Here in part II, let’s look at a couple of new tools that give you an integrated solution to DOL fiduciary compliance. Are you recommending a superior asset allocation? Are you recommending better investments in the IRA than the client previously owned? Is the IRA’s all-in cost lower than the plan sponsor’s offering, and if not, are you offering more services than the plan sponsor was offering?

RiXtrema: Costs, performance and risk comparisons

Arguably the most comprehensive DOL rule solution available to advisors is the IRA Fiduciary Optimizer, offered by RiXtrema. Company president Daniel Satchkov thinks that there is a lot of ways for planners and advisors to add value by replacing the plans their clients are currently invested in. “According to our estimates,” he says, “401(k) plans, in aggregate, probably waste over $12 billion a year of retirees’ money.” You can find the numbers in a white paper on the RiXtrema website.

The IRA Fiduciary Optimizer is an extension of one of RiXtrema’s legacy programs, called the 401(k) Fiduciary Optimizer, used by advisors who are managing qualified assets. Among other things, the tool pulls data from the 5500 forms that qualified plans file with the Department of Labor, and looks at the underlying funds.

“You would be surprised at the data we’ve been collecting,” Satchkov says. “It’s not unusual to find plans that gouge people. I was looking at a $21 million plan this morning that didn’t bother to negotiate institutional share classes.” Pulling a plan up at random from the RiXtrema database, Satchkov finds that one of its investment options is an “A” share class from a large fund company, with an annual expense ratio of 128 basis points. “This is broad daylight robbery going on,” he mutters, considering that a lower cost, institutional share class is available for the same fund.

What to do? Pulling this and other data from the tool’s database, an advisor using the IRA Fiduciary Optimizer can assess the expense ratio of the funds the client is invested in currently within the 401(k) plan. Then it will search for superior funds – either from the advisory firm’s buy list or the entire universe of open-end mutual funds and ETFs – that have a high correlation to those existing funds.

Running the system produces several possible alternatives to the aforementioned A share fund, each with a correlation of .97 or better – a number that is not only based on the monthly behavior of the funds that are being compared, but also on the similarity of their underlying holdings, pulled from the SEC’s Edgar database using another data-collecting algorithm.

“Basically, this tells you that these funds are behaving very much like the fund they would be replacing,” says Satchkov. “In this case, I would propose to replace the position with a similar Vanguard fund, which would get almost exactly the same exposure – except that at 8 basis points a year, it is 15 times less expensive.”

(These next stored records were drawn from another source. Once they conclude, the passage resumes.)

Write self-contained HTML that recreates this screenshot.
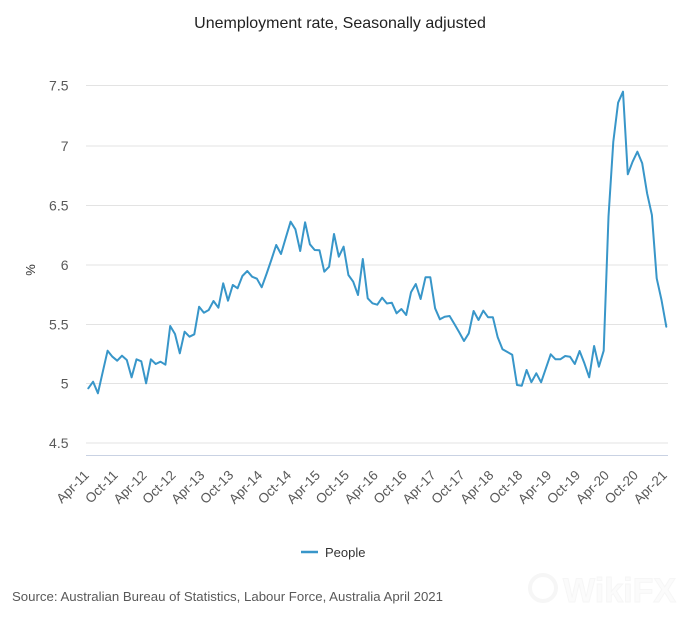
<!DOCTYPE html>
<html>
<head>
<meta charset="utf-8">
<style>
html,body{margin:0;padding:0;background:#fff;}
svg{display:block;font-family:"Liberation Sans",sans-serif;}
</style>
</head>
<body>
<svg width="680" height="622" viewBox="0 0 680 622" xmlns="http://www.w3.org/2000/svg">
<rect x="0" y="0" width="680" height="622" fill="#fff"/>
<text x="340" y="28" text-anchor="middle" font-size="16" fill="#222">Unemployment rate, Seasonally adjusted</text>

<g stroke="#e3e3e3" stroke-width="1">
<line x1="86" y1="85.5" x2="668" y2="85.5"/>
<line x1="86" y1="146" x2="668" y2="146"/>
<line x1="86" y1="205.5" x2="668" y2="205.5"/>
<line x1="86" y1="265" x2="668" y2="265"/>
<line x1="86" y1="324.5" x2="668" y2="324.5"/>
<line x1="86" y1="383.5" x2="668" y2="383.5"/>
<line x1="86" y1="443" x2="668" y2="443"/>
</g>
<line x1="86" y1="455.5" x2="668" y2="455.5" stroke="#c9d2e3" stroke-width="1"/>

<g font-size="14" fill="#595959" text-anchor="end">
<text x="68.5" y="90.5">7.5</text>
<text x="68.5" y="151">7</text>
<text x="68.5" y="210.5">6.5</text>
<text x="68.5" y="270">6</text>
<text x="68.5" y="329.5">5.5</text>
<text x="68.5" y="388.5">5</text>
<text x="68.5" y="448">4.5</text>
</g>
<text x="0" y="0" font-size="13" fill="#333" text-anchor="middle" transform="translate(35,270) rotate(-90)">%</text>

<g font-size="13.5" fill="#595959" text-anchor="end">
<text transform="translate(89.8,476) rotate(-45)">Apr-11</text>
<text transform="translate(118.7,476) rotate(-45)">Oct-11</text>
<text transform="translate(147.6,476) rotate(-45)">Apr-12</text>
<text transform="translate(176.5,476) rotate(-45)">Oct-12</text>
<text transform="translate(205.4,476) rotate(-45)">Apr-13</text>
<text transform="translate(234.3,476) rotate(-45)">Oct-13</text>
<text transform="translate(263.2,476) rotate(-45)">Apr-14</text>
<text transform="translate(292.1,476) rotate(-45)">Oct-14</text>
<text transform="translate(321.0,476) rotate(-45)">Apr-15</text>
<text transform="translate(349.9,476) rotate(-45)">Oct-15</text>
<text transform="translate(378.8,476) rotate(-45)">Apr-16</text>
<text transform="translate(407.7,476) rotate(-45)">Oct-16</text>
<text transform="translate(436.6,476) rotate(-45)">Apr-17</text>
<text transform="translate(465.5,476) rotate(-45)">Oct-17</text>
<text transform="translate(494.4,476) rotate(-45)">Apr-18</text>
<text transform="translate(523.3,476) rotate(-45)">Oct-18</text>
<text transform="translate(552.2,476) rotate(-45)">Apr-19</text>
<text transform="translate(581.1,476) rotate(-45)">Oct-19</text>
<text transform="translate(610.0,476) rotate(-45)">Apr-20</text>
<text transform="translate(638.9,476) rotate(-45)">Oct-20</text>
<text transform="translate(667.8,476) rotate(-45)">Apr-21</text>
</g>

<polyline fill="none" stroke="#3896c9" stroke-width="2" stroke-linejoin="round" stroke-linecap="round" points="
88.3,388.3 93.1,381.7 97.9,393.3 102.8,371.7 107.6,350.7 112.4,356.7 117.2,360.7 122.0,355.7 126.8,360 131.6,377.3
136.5,359.3 141.3,361.3 146.1,383.3 150.9,359.3 155.7,364 160.5,361.7 165.4,364.7 170.2,326 175.0,334 179.8,353.3
184.6,331.7 189.5,336.7 194.3,334.3 199.1,306.7 203.9,312.7 208.7,310 213.5,301 218.4,307.7 223.2,283.3 228.0,300.7
232.8,285 237.6,288.3 242.4,276 247.3,271 252.1,276.7 256.9,278.7 261.7,287.3 266.5,274 271.3,260 276.2,245
281.0,254 285.8,237.7 290.6,221.7 295.4,229.3 300.2,251 305.1,222.3 309.9,244.3 314.7,250 319.5,250.3 324.3,271.7
329.1,266.7 334.0,234 338.8,256.7 343.6,246.7 348.4,275 353.2,281.7 358.0,295 362.8,259 367.7,298.3 372.5,303.3
377.3,304.7 382.1,297.7 386.9,303.5 391.8,302.7 396.6,313.3 401.4,309 406.2,315 411.0,292.3 415.8,284 420.6,299
425.5,277.3 430.3,277.3 435.1,308.3 439.9,319.3 444.7,316.7 449.6,316 454.4,324 459.2,332.3 464.0,341 468.8,333.3
473.6,311 478.5,320 483.3,310.7 488.1,317.3 492.9,317.3 497.7,337.3 502.5,349.3 507.4,352 512.2,354.7 517.0,385
521.8,385.7 526.6,370 531.4,382.2 536.3,373.3 541.1,382.3 545.9,368.3 550.7,354.3 555.5,359.3 560.3,359.3 565.2,356
570.0,356.7 574.8,364 579.6,351 584.4,363.3 589.2,377.3 594.1,346 598.9,366.7 603.7,350.7 608.5,216.7 613.3,141.7
618.1,102.7 623.0,91.7 627.8,174.3 632.6,161.7 637.4,151.7 642.2,163.3 647.1,193.3 651.9,215 656.7,278.3 661.5,300
666.3,326.7"/>

<line x1="301" y1="552" x2="318" y2="552" stroke="#3896c9" stroke-width="2.5"/>
<text x="325" y="557" font-size="13" fill="#333">People</text>

<text x="12" y="601" font-size="13" fill="#595959" textLength="431" lengthAdjust="spacingAndGlyphs">Source: Australian Bureau of Statistics, Labour Force, Australia April 2021</text>

<g opacity="0.35">
<circle cx="543" cy="588" r="13" fill="none" stroke="#e6e6e6" stroke-width="4"/>
<text x="563" y="602" font-size="34" font-weight="bold" fill="#f6f6f6" stroke="#e6e6e6" stroke-width="1">WikiFX</text>
</g>
</svg>
</body>
</html>
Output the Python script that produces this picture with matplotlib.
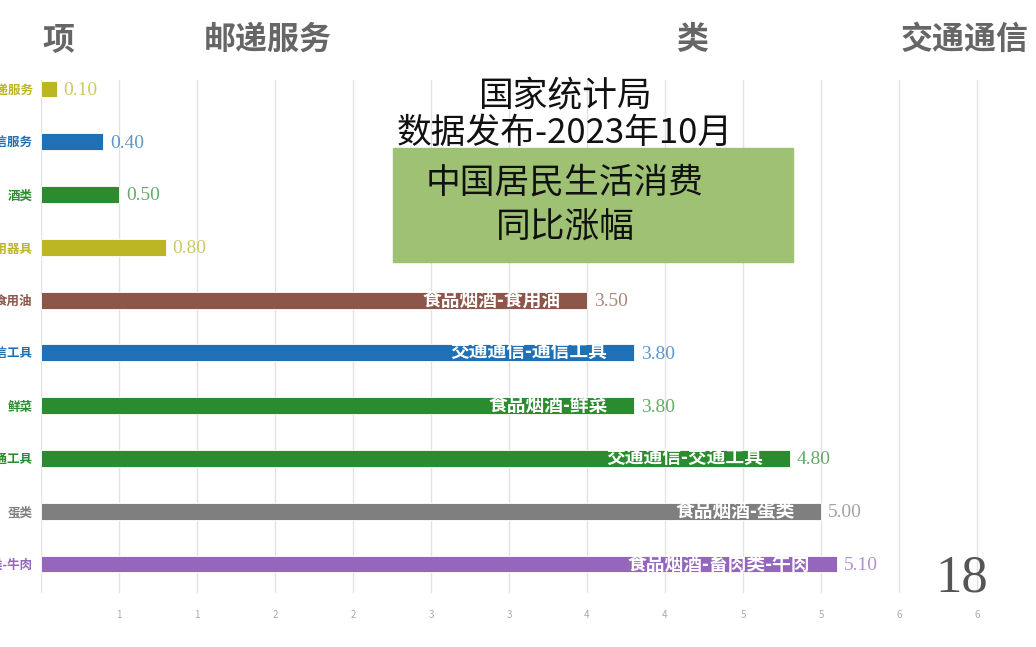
'''
Bar chart race frame: CPI year-on-year change, 2023-10
'''

import math
import matplotlib
matplotlib.use('Agg')
import matplotlib.pyplot as plt
from matplotlib.ticker import MultipleLocator, FuncFormatter
from matplotlib.patches import Rectangle

plt.rcParams['font.family'] = ['Noto Sans CJK SC', 'DejaVu Sans']

# data, top to bottom
labels = ["邮递服务", "通信服务", "酒类", "家用器具", "食用油",
          "通信工具", "鲜菜", "交通工具", "蛋类", "畜肉类-牛肉"]
groups = ["交通通信", "交通通信", "食品烟酒", "生活用品及服务", "食品烟酒",
          "交通通信", "食品烟酒", "交通通信", "食品烟酒", "食品烟酒"]
values = [0.10, 0.40, 0.50, 0.80, 3.50, 3.80, 3.80, 4.80, 5.00, 5.10]
colors = ["#bcb524", "#1f70b4", "#2a8c2f", "#bcb524", "#8c564b",
          "#1f70b4", "#2a8c2f", "#2a8c2f", "#7f7f7f", "#9467bd"]

title_lines = ["国家统计局", "数据发布-2023年10月", "中国居民生活消费", "同比涨幅"]
header_words = ["项", "邮递服务", "类", "交通通信"]
frame_no = "18"

W, H = 1036, 647
fig = plt.figure(figsize=(W / 100, H / 100), dpi=100)

# axes placed in pixel terms
left, right, top, bottom = 41, W, 80, 593
ax = fig.add_axes([left / W, 1 - bottom / H, (right - left) / W, (bottom - top) / H])

px_per_unit = 156.0
ax.set_xlim(0, (right - left) / px_per_unit)
n = len(values)
step = 52.78
ax.set_ylim(n - 1 + (bottom - 564) / step, -(89 - top) / step)

ypos = list(range(n))
ax.barh(ypos, values, height=0.32, color=colors, edgecolor='white',
        linewidth=0.6, zorder=2)

for y, v, c, lab, grp in zip(ypos, values, colors, labels, groups):
    ax.annotate('%.2f' % v, (v, y), xytext=(5, -1), textcoords='offset points',
                va='center', ha='left', fontsize=14, color=c, alpha=0.72,
                family='Liberation Serif', zorder=3)
    if v >= 3:
        ax.annotate(grp + '-' + lab, (v, y), xytext=(-19, 0),
                    textcoords='offset points', va='center', ha='right',
                    fontsize=13.5, color='white', fontweight='bold', zorder=3)

ax.set_yticks(ypos)
ax.set_yticklabels(labels, fontsize=9, fontweight='bold')
for t, c in zip(ax.get_yticklabels(), colors):
    t.set_color(c)

ax.xaxis.set_major_locator(MultipleLocator(0.5))
ax.xaxis.set_major_formatter(FuncFormatter(
    lambda x, p: '' if x < 0.25 else str(int(math.floor(x + 0.5)))))
ax.tick_params(axis='x', length=0, pad=12, labelsize=7, labelcolor='#aaaaaa')
ax.tick_params(axis='y', length=0, pad=6)
ax.grid(axis='x', color='#e2e2e2', linewidth=1, zorder=0)
ax.set_axisbelow(True)
for s in ax.spines.values():
    s.set_visible(False)

# title box
fig.patches.append(Rectangle((393 / W, 1 - 262 / H), 400 / W, 114 / H,
                             transform=fig.transFigure, color='#9fc173',
                             zorder=1))
title_y = [97, 133, 183, 228]
for line, ty in zip(title_lines, title_y):
    fig.text(565 / W, 1 - ty / H, line, ha='center', va='center',
             fontsize=25, color='#111111', fontweight='light', zorder=5)

# scrolling header
header_x = [58, 268, 692, 965]
for word, hx in zip(header_words, header_x):
    fig.text(hx / W, 1 - 40 / H, word, ha='center', va='center',
             fontsize=23, color='#666666', fontweight='bold')

fig.text(962 / W, 1 - 578 / H, frame_no, ha='center', va='center',
         fontsize=38, color='#555555', family='Liberation Serif')

fig.savefig('out.png', dpi=100)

After going through the process of replacing each of the fund positions the client is holding in the 401(k) plan, you can do a comparison of the costs in the 401(k) plan vs. the IRA portfolio that you’re recommending as a replacement. Most advisors will obtain the summary plan costs from statements the client provides, but if that isn’t forthcoming, RiXtrema provides access to the Larkspur Data database of 401(k) plan expenses. “Their database has 1.3 million plans in it, so the client’s plan may be included,” says Satchkov.

The system adds in the plan expenses and accounts for the fees that the advisor proposes to charge for managing the IRA. Once all the costs are on the table, the Fiduciary Optimizer tool automatically calculates – and shows in a report – that the client would reduce total all-in investment expenses from $187,000 to $60,000 a year.

The report also tracks the historical performance of each fund that has been replaced against that of the fund that the advisor is proposing, and in this particular demonstration, the difference between the lines on the graph is striking. “The lineup I am offering is not only less expensive,” says Satchkov; “it is much better performing in any type of environment that we look back at.”